In order to provide a scale of sorts, I simulated buying on Friday and selling on Sunday for on sixty-four random weeks (the same number of weeks the original strategy signalled trading) and calculated percentiles after one hundred thousand replications.
7. Better returns, and a better measure of returns
The chart below is the result of the improvements in points 4, 5 and 6. The VWAP strategy manages a little better than the high strategy, managing US$ 0.11 per trade as opposed to US$ 0.07 per trade for the high strategy. This difference appears mostly due to avoiding trading on Sundays with a higher VWAP than the preceeding Friday, so the strategy relying on differences in suceeding weekly VWAPs seems to be a better trend detector than the original strategy.
However, both are within the middle 50% band of the random trade results - sixty-four random trades from mid 2010 to the end of 2012 beat the high strategy 50% of the time and the VWAP strategy 30% of the time.
7. Quarterly returns compared to "buy and hold".
The quarterly returns for the "Weekend Dip" trading strategies are not completely dissimilar. The percentage returns for the VWAP trend detector are worse earlier on and better later on than the high trend detector. This is probably why the VWAP did better over all - compared to high trend detection, losses were made when the exchange rate was lower and gains when the exchange rate was higher.

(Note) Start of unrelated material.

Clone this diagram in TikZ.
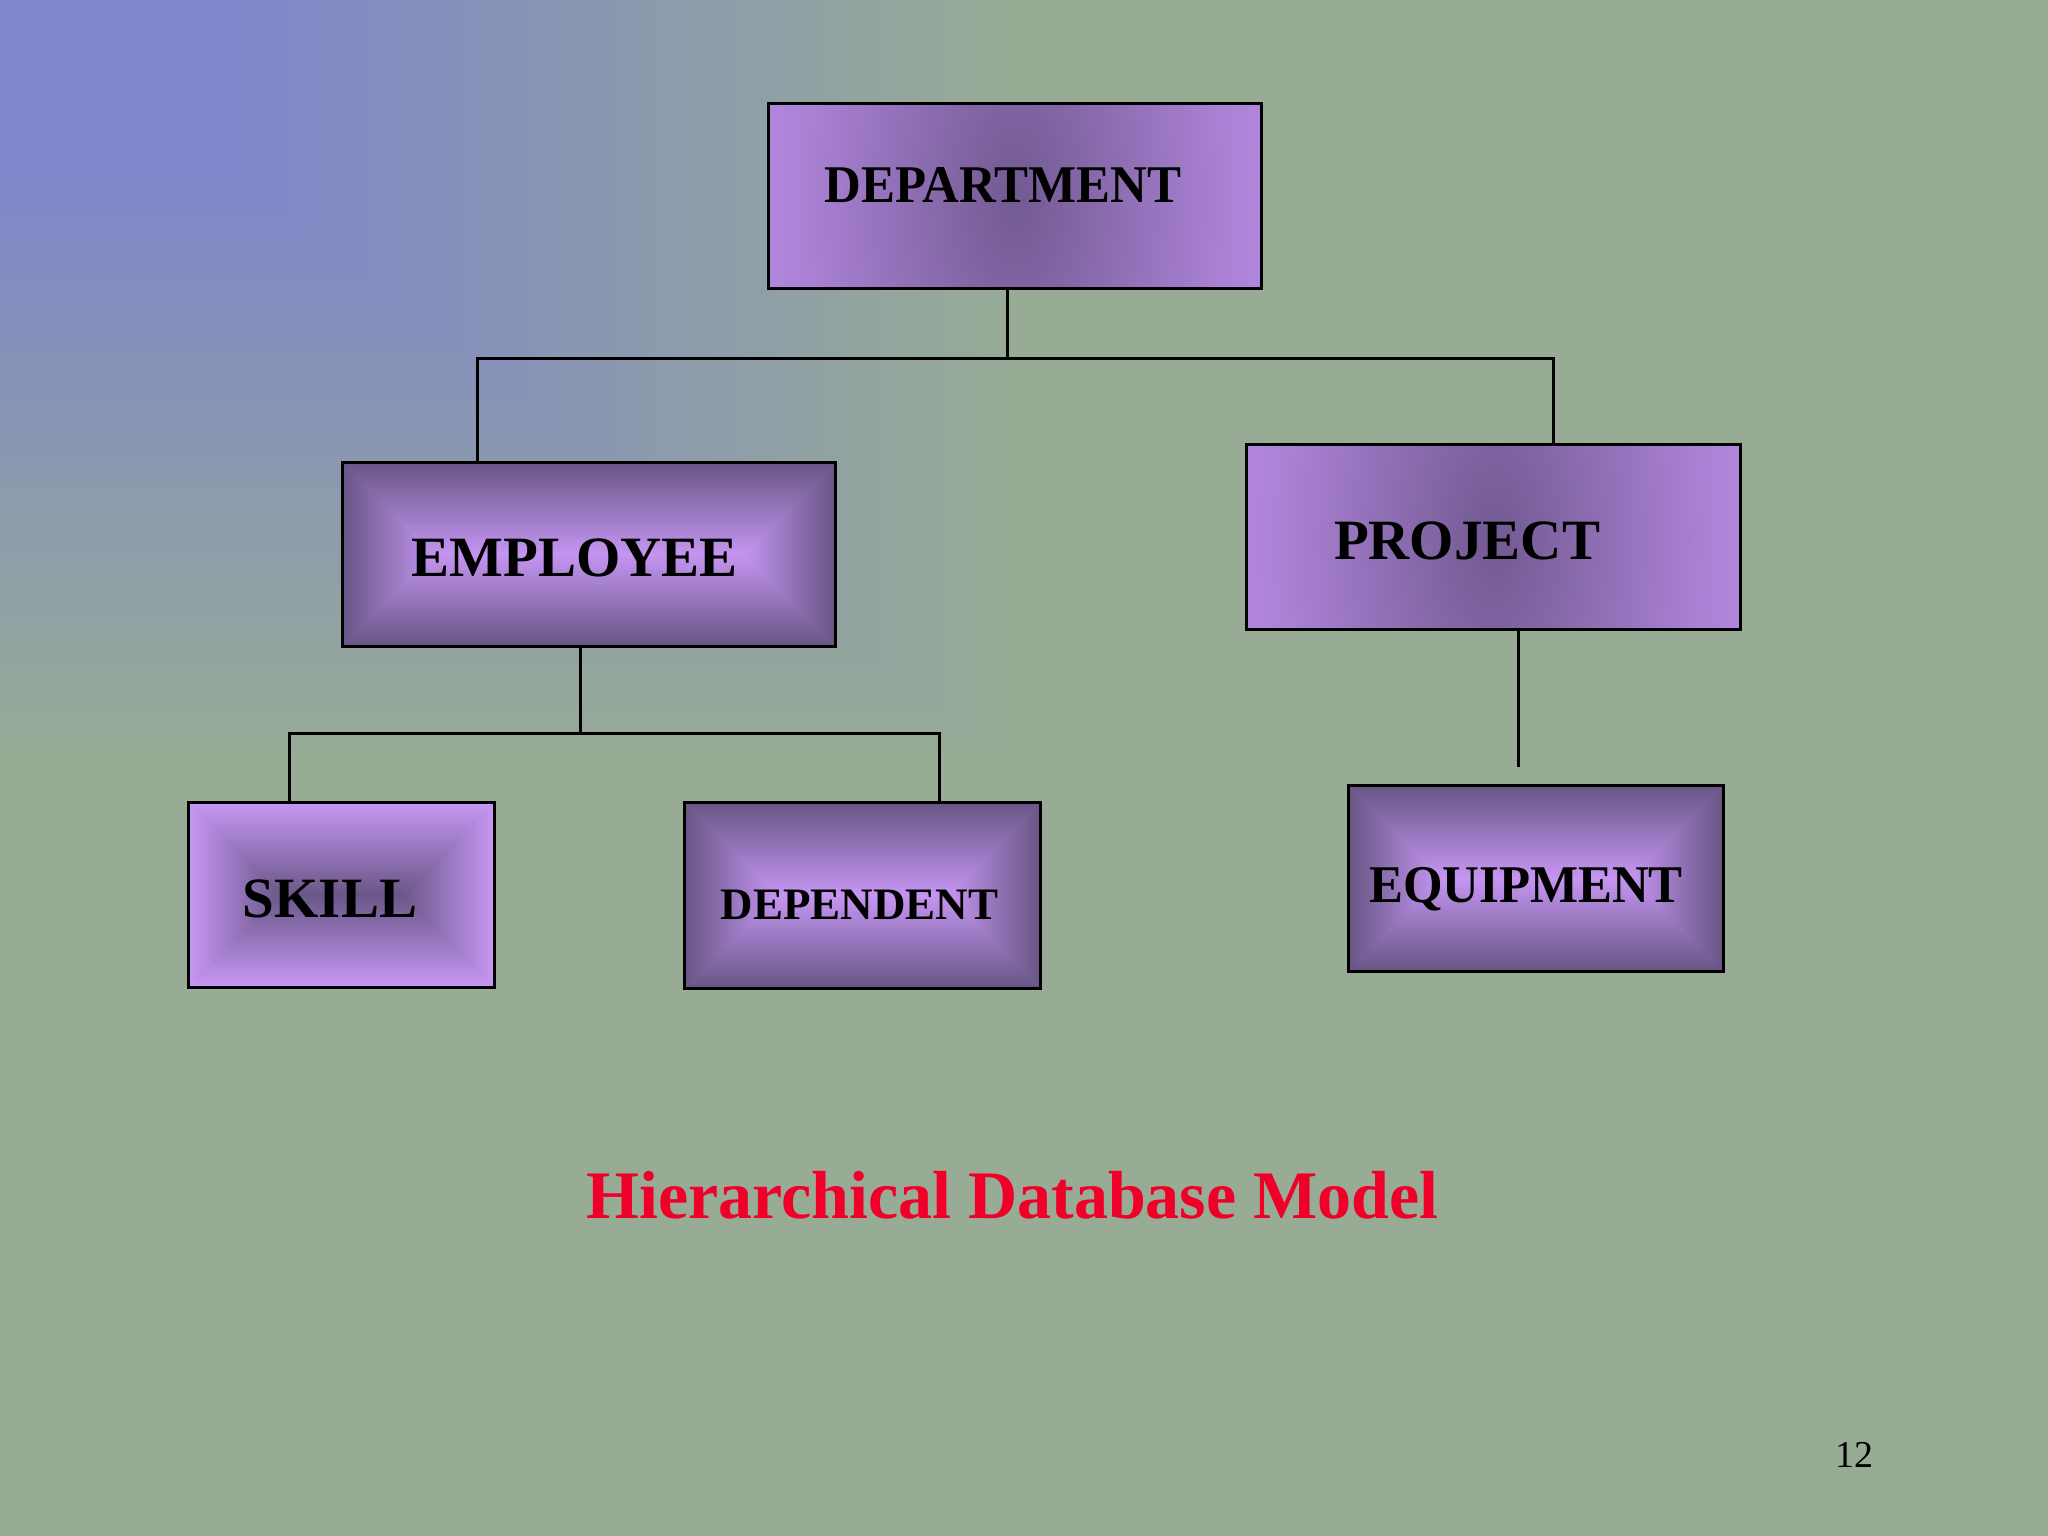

I think in general using the weekly VWAP to detect trends does better than weekly highs when the long term trend is more clearly up or down, and seems to do worse when there is no trend.
The second chart of the pair are the "buy and hold" quarterly returns. These are hard to compare with the "Weekend Dip" strategy since the gains and losses are on a completely different scale, so I've provided a table of returns below the charts.
The second chart of the pair are the "buy and hold" quarterly returns. These are hard to compare with the "Weekend Dip" strategy since the gains and losses are on a completely different scale, so I've provided a table of returns below the charts.
8. Summary
I had wanted to show a few more comparisons to non-Weekend Dip trading methods, and also a couple of trend detection methods that are more profitable than either weekly highs or weekly VWAPs, but I've run out of time. However, I think that the foregoing is sufficient to show:
- On the limited dataset available, selling on a friday and buying on the weekend is a valid way to short BTC in a down trending market, with better returns than "buy and hold".
- In an upward trending or flat market, the returns are somewhat hit or miss, and "buy and hold" returns are better.
- Quarterly returns for the Weekend Dip strategy are lower variance than for "buy and hold".
- The "Weekend Dip" strategy does only marginally better than trading on random Friday/weekend pairs, but a better trend detection strategy may provide better gains.
- An experienced trader may obtain much better returns from this borderline trading strategy. I'd like to hear some anecdotal evidence from those who have done well using it over a long period of time.